In the end you could just play D&D instead. Even if you like wilderness travel that has baked in attrition, Forbidden Lands does that better.

Red Dragon War Story

I had a thought for expanding Ryuutama into a good game, with its own non-D&D identity and a real gameplay loop. There is an expansion for Ryuutama but I haven’t read it, the English translation is ghostly and probably is not the missing piece that makes everything work anyway.

What Ryuutama needs is an expansion of GM-facing rules and it might be interesting to do that by giving the GM an actual challenge to overcome. What if Ryuutama was a co-op RPG? A solo RPG for multiple players. I’d have to check co-op boardgames too. The Ryuujin would not not there to be a whimsical entertainer, but a gandalf figure who has important wizard business and is depending on you. Or go dark fantasy, the players are a mercenary band and the GM is their powerful but limited employer. And not just within the narrative, which would be easy, but within the entire mechanical framework, which is hard. Make a game that the GM can lose. Once you do that you would have a strategy-dense framework, challenges where the GM’s half-dragon mary sue is useful for more than keeping the story on the rails, and a goal for the entire group to work towards, that could be pretty interesting.

The campaign I’d try to run would be about a band of PCs working for the Ryuujin, with clear goals but broad ways to get to it. They’re people with ordinary backgrounds, as most soldiers are. Definitions like Fighter and Mage aren’t as important as whether you were a Merchant or M*nstrel before the war. There’s a domain level war going on and everyone has a part to play, but big battles are for the climax, and fighting in general isn’t the focus. Instead you’re worried about getting where you need to go, not being spotted, not running out of food or water, and not getting trench foot. These are things Ryuutama does engage with, just not on a deep level.
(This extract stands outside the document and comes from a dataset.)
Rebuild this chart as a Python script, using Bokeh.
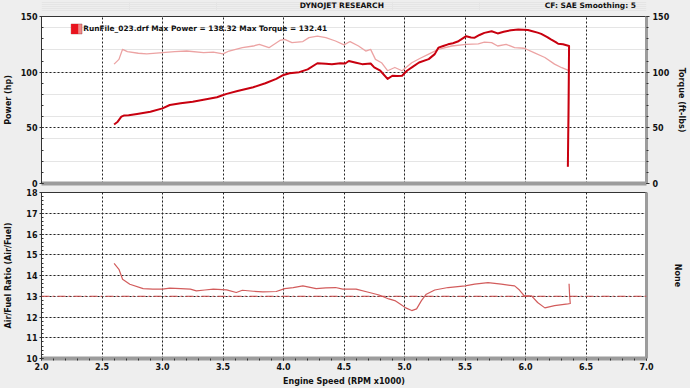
from bokeh.plotting import figure
from bokeh.models import (Range1d, LinearAxis, FixedTicker, Span, Label, Grid, BoxAnnotation)
from bokeh.layouts import column
from bokeh.embed import file_html
from bokeh.resources import INLINE

# ---------------- data ----------------
rpm_ticks = [2.0, 2.5, 3.0, 3.5, 4.0, 4.5, 5.0, 5.5, 6.0, 6.5, 7.0]
rpm_tick_labels = ["2.0", "2.5", "3.0", "3.5", "4.0", "4.5", "5.0", "5.5", "6.0", "6.5", "7.0"]
rpm_minor_ticks = [round(2.0 + 0.1 * i, 1) for i in range(51)]

power_ticks = [0, 50, 100, 150]
power_minor_ticks = list(range(0, 151, 10))
afr_ticks = [10, 11, 12, 13, 14, 15, 16, 17, 18]
afr_minor_ticks = [round(10 + 0.2 * i, 1) for i in range(41)]
afr_grid = [11, 12, 13, 14, 15, 16, 17]
afr_target = 13

power_rpm = [2.60, 2.63, 2.66, 2.68, 2.72, 2.79, 2.90, 3.00, 3.06, 3.15, 3.25, 3.35, 3.45, 3.49,
             3.53, 3.62, 3.75, 3.85, 3.94, 4.00, 4.05, 4.13, 4.20, 4.28, 4.35, 4.40, 4.47, 4.51,
             4.54, 4.60, 4.65, 4.72, 4.75, 4.80, 4.86, 4.90, 4.94, 4.98, 5.02, 5.07, 5.12, 5.20,
             5.25, 5.28, 5.32, 5.36, 5.40, 5.44, 5.51, 5.55, 5.58, 5.62, 5.66, 5.72, 5.77, 5.82,
             5.88, 5.94, 6.02, 6.05, 6.10, 6.13, 6.18, 6.21, 6.25, 6.27, 6.31, 6.36, 6.355, 6.35]
power_hp = [53.0, 55.5, 60.0, 61.0, 61.3, 62.5, 64.5, 67.5, 70.5, 72.0, 73.5, 75.5, 77.5, 79.0,
            80.5, 83.0, 86.5, 90.0, 94.0, 97.5, 99.0, 100.0, 102.5, 108.0, 107.5, 107.2, 108.0, 107.8,
            110.0, 108.5, 107.2, 107.8, 104.3, 101.3, 94.0, 96.8, 96.5, 96.8, 101.3, 105.0, 108.7, 111.7,
            116.2, 122.0, 123.5, 125.0, 126.0, 127.5, 132.3, 131.2, 131.0, 133.4, 135.3, 136.8, 134.8, 136.3,
            137.7, 138.3, 137.8, 137.0, 135.5, 134.4, 131.5, 129.5, 127.0, 125.5, 125.0, 123.5, 60.0, 15.0]

torque_rpm = [2.60, 2.64, 2.67, 2.71, 2.80, 2.87, 3.00, 3.10, 3.20, 3.34, 3.42, 3.50, 3.55, 3.66,
              3.75, 3.80, 3.88, 3.97, 4.01, 4.07, 4.16, 4.21, 4.28, 4.35, 4.43, 4.50, 4.55, 4.62,
              4.68, 4.72, 4.76, 4.81, 4.86, 4.92, 4.98, 5.06, 5.13, 5.20, 5.28, 5.39, 5.51, 5.61,
              5.66, 5.72, 5.77, 5.84, 5.91, 5.99, 6.07, 6.16, 6.24, 6.30, 6.36, 6.355, 6.35]
torque_ftlb = [107.2, 111.5, 120.5, 118.5, 117.0, 116.5, 117.5, 118.5, 119.0, 117.5, 118.0, 116.5, 119.0, 122.0,
               123.5, 125.0, 122.0, 128.5, 129.5, 126.5, 127.5, 131.0, 132.4, 131.0, 128.0, 124.5, 127.5, 123.5,
               119.0, 120.5, 111.5, 108.5, 101.3, 104.2, 101.3, 108.5, 112.5, 116.2, 120.5, 123.5, 125.0, 125.5,
               127.0, 126.5, 123.5, 125.0, 122.0, 121.5, 117.5, 113.2, 107.2, 104.0, 101.3, 50.0, 15.0]

afr_rpm = [2.60, 2.64, 2.67, 2.73, 2.84, 2.92, 3.00, 3.06, 3.15, 3.23, 3.28, 3.35, 3.42, 3.53,
           3.61, 3.66, 3.75, 3.83, 3.94, 4.01, 4.08, 4.16, 4.27, 4.35, 4.43, 4.49, 4.60, 4.71,
           4.79, 4.87, 4.92, 4.97, 5.01, 5.06, 5.10, 5.14, 5.18, 5.25, 5.36, 5.50, 5.58, 5.69,
           5.80, 5.91, 5.95, 5.99, 6.05, 6.10, 6.16, 6.24, 6.35, 6.37, 6.365, 6.36]
afr_ratio = [14.58, 14.30, 13.82, 13.58, 13.37, 13.34, 13.34, 13.39, 13.37, 13.34, 13.26, 13.30, 13.34, 13.31,
             13.18, 13.29, 13.24, 13.21, 13.23, 13.37, 13.42, 13.50, 13.37, 13.40, 13.42, 13.34, 13.34, 13.18,
             13.06, 12.87, 12.79, 12.60, 12.44, 12.31, 12.39, 12.79, 13.10, 13.30, 13.42, 13.50, 13.58, 13.66,
             13.58, 13.50, 13.30, 13.02, 13.02, 12.70, 12.44, 12.55, 12.63, 12.65, 13.00, 13.60]

legend_text = "RunFile_023.drf Max Power = 138.32 Max Torque = 132.41"
title_text = "DYNOJET RESEARCH"
info_text = "CF: SAE  Smoothing: 5"

# ---------------- styling ----------------
W = 690
BG = "#eeeeee"
FONT = "DejaVu Sans"
TXT = "#111111"
POWER_C = "#c8000f"
TORQUE_C = "#eca3a3"
AFR_C = "#d25c5c"
GRID_C = "#222222"
SHADOW = "#9c9c9c"
FS = "8px"


def style_axis(ax):
    ax.major_label_text_font = FONT
    ax.major_label_text_font_style = "bold"
    ax.major_label_text_font_size = FS
    ax.major_label_text_color = TXT
    ax.axis_label_text_font = FONT
    ax.axis_label_text_font_style = "bold"
    ax.axis_label_text_font_size = FS
    ax.axis_label_text_color = TXT
    ax.major_tick_line_color = "#333333"
    ax.minor_tick_line_color = "#333333"


xr = Range1d(2.0, 7.0)

# ---------------- header strip (titles) ----------------
head = figure(width=W, height=11, x_range=Range1d(0, W), y_range=Range1d(0, 11),
              output_backend="svg", toolbar_location=None,
              x_axis_location=None, y_axis_location=None,
              min_border=0, border_fill_color=BG, background_fill_color=BG,
              outline_line_color=None)
head.add_layout(Label(x=342.5, y=6.6, text=title_text, text_align="center", text_baseline="middle",
                      text_font=FONT, text_font_style="bold", text_font_size="7.5px", text_color=TXT))
head.add_layout(Label(x=681, y=6.6, text=info_text, text_align="right", text_baseline="middle",
                      text_font=FONT, text_font_style="bold", text_font_size="7.5px", text_color=TXT))

# ---------------- top panel ----------------
top = figure(width=W, height=177, x_range=xr, y_range=Range1d(0, 150),
             output_backend="svg", toolbar_location=None,
             x_axis_location=None, y_axis_location=None,
             min_border_left=38, min_border_right=44, min_border_top=5, min_border_bottom=5,
             border_fill_color=BG, background_fill_color="white",
             outline_line_color="#333333", outline_line_width=1)

top.add_layout(Grid(dimension=0, ticker=FixedTicker(ticks=rpm_ticks),
                    grid_line_color=GRID_C, grid_line_dash="2 2", grid_line_width=1))
top.add_layout(Grid(dimension=1, ticker=FixedTicker(ticks=power_ticks),
                    grid_line_color=GRID_C, grid_line_dash="2 2", grid_line_width=1))

xb_top = LinearAxis(ticker=FixedTicker(ticks=[]), axis_line_width=4, axis_line_color=SHADOW,
                    major_tick_out=0, major_tick_in=0, minor_tick_out=0, minor_tick_in=0,
                    major_label_standoff=0, major_label_text_font_size="0px")
top.add_layout(xb_top, "below")

yl_top = LinearAxis(ticker=FixedTicker(ticks=power_ticks, minor_ticks=power_minor_ticks),
                    axis_label="Power (hp)")
style_axis(yl_top)
yl_top.axis_line_color = "#333333"
yl_top.major_tick_in = 2
yl_top.major_tick_out = 2
yl_top.minor_tick_in = 2
yl_top.minor_tick_out = 0
yl_top.major_label_standoff = 2
yl_top.axis_label_standoff = 5
top.add_layout(yl_top, "left")

yr_top = LinearAxis(ticker=FixedTicker(ticks=power_ticks, minor_ticks=power_minor_ticks),
                    axis_label="Torque (ft-lbs)")
style_axis(yr_top)
yr_top.axis_line_width = 3
yr_top.axis_line_color = SHADOW
yr_top.major_tick_in = 0
yr_top.major_tick_out = 3
yr_top.minor_tick_in = 0
yr_top.minor_tick_out = 2
yr_top.major_label_standoff = 3
yr_top.axis_label_standoff = 5
top.add_layout(yr_top, "right")

top.line(torque_rpm, torque_ftlb, line_color=TORQUE_C, line_width=1.3, line_join="round")
top.line(power_rpm, power_hp, line_color=POWER_C, line_width=2, line_join="round")

# legend: swatch + text
top.add_layout(BoxAnnotation(left=2.245, right=2.335, bottom=134.3, top=143.3,
                             fill_color="#f08a8a", fill_alpha=1, line_color="#6e0000", line_width=1))
top.add_layout(BoxAnnotation(left=2.245, right=2.303, bottom=134.3, top=143.3,
                             fill_color="#e8141e", fill_alpha=1, line_color=None))
top.add_layout(Label(x=2.345, y=138.8, text=legend_text, text_align="left", text_baseline="middle",
                     text_font=FONT, text_font_style="bold", text_font_size="7.4px", text_color=TXT))

# ---------------- bottom panel ----------------
bot = figure(width=W, height=200, x_range=xr, y_range=Range1d(10, 18),
             output_backend="svg", toolbar_location=None,
             x_axis_location=None, y_axis_location=None,
             min_border_left=38, min_border_right=44, min_border_top=4, min_border_bottom=29,
             border_fill_color=BG, background_fill_color="white",
             outline_line_color="#333333", outline_line_width=1)

bot.add_layout(Grid(dimension=0, ticker=FixedTicker(ticks=rpm_ticks),
                    grid_line_color=GRID_C, grid_line_dash="2 2", grid_line_width=1))
bot.add_layout(Grid(dimension=1, ticker=FixedTicker(ticks=afr_grid),
                    grid_line_color=GRID_C, grid_line_dash="2 2", grid_line_width=1))

xb = LinearAxis(ticker=FixedTicker(ticks=rpm_ticks, minor_ticks=rpm_minor_ticks),
                axis_label="Engine Speed (RPM x1000)",
                major_label_overrides={t: s for t, s in zip(rpm_ticks, rpm_tick_labels)})
style_axis(xb)
xb.axis_line_width = 4
xb.axis_line_color = SHADOW
xb.major_tick_in = 0
xb.major_tick_out = 2
xb.minor_tick_in = 0
xb.minor_tick_out = 2
xb.major_label_standoff = 2
xb.axis_label_standoff = 4
bot.add_layout(xb, "below")

yl = LinearAxis(ticker=FixedTicker(ticks=afr_ticks, minor_ticks=afr_minor_ticks),
                axis_label="Air/Fuel Ratio (Air/Fuel)")
style_axis(yl)
yl.axis_line_color = "#333333"
yl.major_tick_in = 2
yl.major_tick_out = 2
yl.minor_tick_in = 2
yl.minor_tick_out = 0
yl.major_label_standoff = 2
yl.axis_label_standoff = 10
bot.add_layout(yl, "left")

yr = LinearAxis(ticker=FixedTicker(ticks=[]), axis_label="None")
style_axis(yr)
yr.major_label_text_font_size = "0px"
yr.axis_line_width = 3
yr.axis_line_color = SHADOW
yr.major_tick_out = 0
yr.minor_tick_out = 0
yr.major_label_standoff = 0
yr.axis_label_standoff = 26
bot.add_layout(yr, "right")

bot.add_layout(Span(location=afr_target, dimension="width", line_color="#cc4a4a",
                    line_dash="8 3 2 3", line_width=1))
bot.line(afr_rpm, afr_ratio, line_color=AFR_C, line_width=1.2, line_join="round")

layout = column(head, top, bot, spacing=0)
layout.background = BG

open("out.html", "w").write(file_html(layout, INLINE))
On the other hand, it has less emphasis on conquest and pillage but still allows for it. The tone should feel more like Lodoss than a grimdark fantasy novel. To get to this point, should I build on Ryuutama, or D&D, or from scratch? I’ll have to think. There’s definitely benefits to presenting the thing as a campaign, not a new game ruleset.

Like any solo game it would be on the honor system, so it wouldn’t work at all for inherently dishonorable redditors and storygamers, who fudge monster HP as second nature, but for people it could be fun. I’ll look into solo wargames and Co-op boardgames and if I have to, solo RPGs and journaling games and think about if this is workable. Is there already an RPG like this? I just remembered the storygame Fellowship, which sucks but had the idea of pretending to pit the PCs against the GM who IS the dark lord, but that’s merely PbtA but honest.